Wednesday, May 9, 2012

Beauty from Ashes II (Or Things I Have Gained)


This is a cross-post from my other blog, sophiasavedbygrace.blogspot.com. I wanted to share it here as an encouragement.  You can read about my losses I am grieving as well.

This wasn't exactly included in the rebuilding after deconstructing series (although finding what remains is pretty similar), but my husband and I, while making the losses list thought this would be beneficial for me.

So here is my list of Beauty from Ashes (or things I have gained):

I have gained an "underground railroad" of sorts...people who have been or are on this journey who understand me and are safe.

I have gained respect for other theological viewpoints.

I have realized that we are all wanderers, and that nobody knows all the answers.

I have gained confidence in my ability to discern the guiding of the Holy Spirit just as well as any leader, elder or pastor.

I have gained compassion for those that consider themselves outsiders and unaccepted by the church.

I have gained new perspective on political and social issues, such as women's issues, gay rights...and that Christian does not = Republican.

I have gained a purpose, perhaps a calling to help people who have been spiritually abused.

I have gained friendships with people whom I may not have become friends with (and would have previously judged)...and my life is richer for it.
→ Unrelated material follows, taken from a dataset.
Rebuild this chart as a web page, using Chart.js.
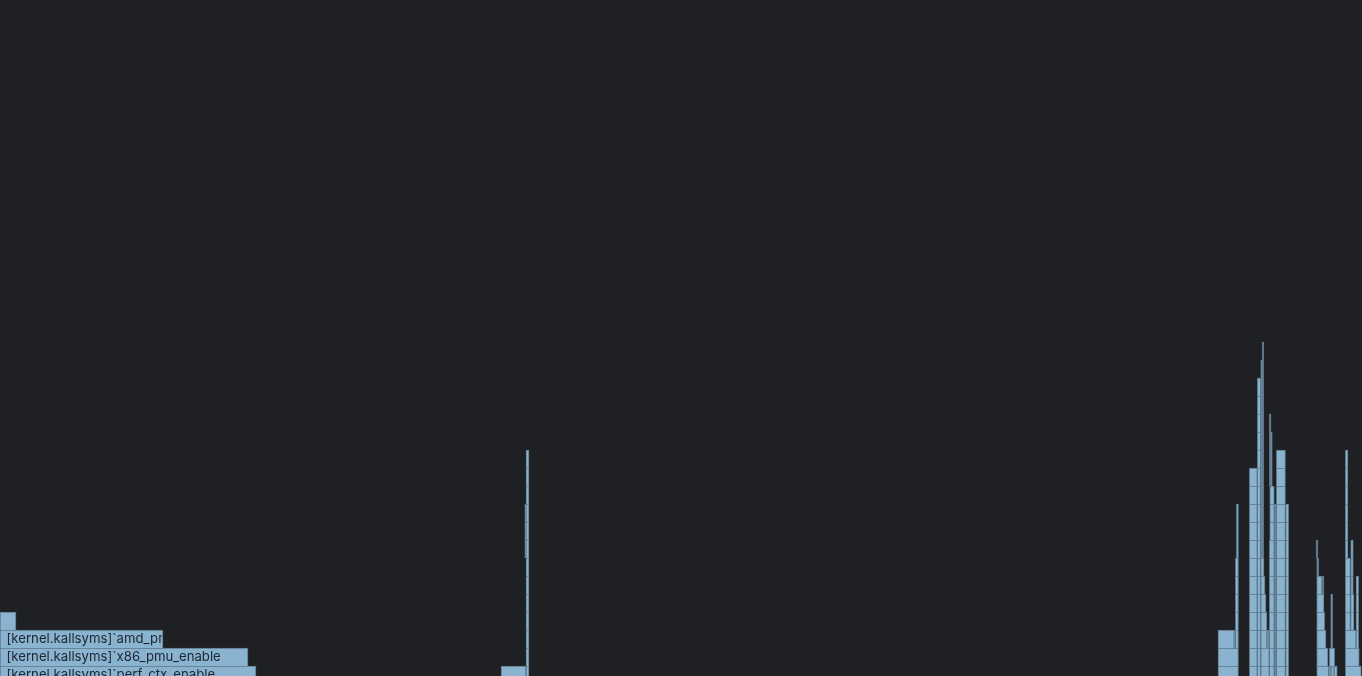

I have gained respect for my own opinion and feelings, even if someone whom I want to validate them, won't.

I like myself so, so much more now.

I have realized that being a part of Christian Culture is much, much different than following Jesus....and I have chosen the latter, whatever that may look like and whatever it may cost.

I have gained unity in my marriage and the connection of having a shared viewpoint and experience.

I have gained the conviction that women should be free to use their spiritual gifts and be treated EQUALLY in the church...even if lots of people don't agree.

I have gained the empowerment to teach my daughter that she can do anything, and that God is not limiting her simply because she is female.

What beauty have you pulled from the ashes?  What have you gained?